SNSキャンペーンとは、期間を限定して応募者にプレゼントや特典を付与することにより、ブランドや商品の認知拡大、販売促進を目指すものである。

その中で、近年特に増加しているのが、ユーザー参加型のキャンペーンである。指定したテーマに沿った投稿をしたり、企業の投稿に対してリツイート等のユーザーアクションを起こしてもらうことを応募条件としたりすることで、ブランドの認知拡大やフォロワー獲得に繋げている。

今後のSNSマーケティング市場の見通し

SNSマーケティングの市場は凄まじい速度で拡大を続けている。

コロナ禍以降、日本の総広告費は下落したものの、インターネット広告媒体費のみでいえば右肩上がりで伸び続けている。

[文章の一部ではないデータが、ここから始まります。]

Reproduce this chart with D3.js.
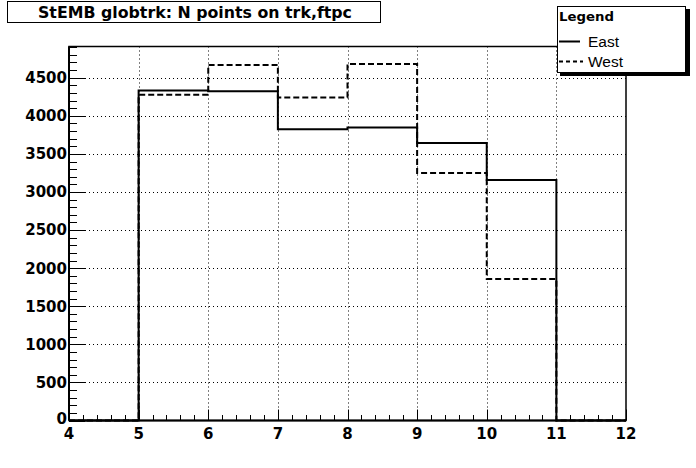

そのインターネット広告の中でもおよそ3分の1、約35.4%を占めるのがSNSマーケティングである。

株式会社電通による調査レポート「2021年 日本の広告費 インターネット広告媒体費 詳細分析」と、株式会社サイバー・バズによる「国内ソーシャルメディアマーケティングの市場動向調査」によると、2021年の市場規模は7,640億円と前年比134.4%で成長しており、2025年には11,171億円を突破すると予想されている。

現在、SNSマーケティングはインターネット広告の一手段であり、WEBマーケティングとSNSマーケターは兼務となっている場合が多い。

しかし、今後も市場が拡大し続ければ、SNSマーケターという職種が一般化する日も遠くないだろう。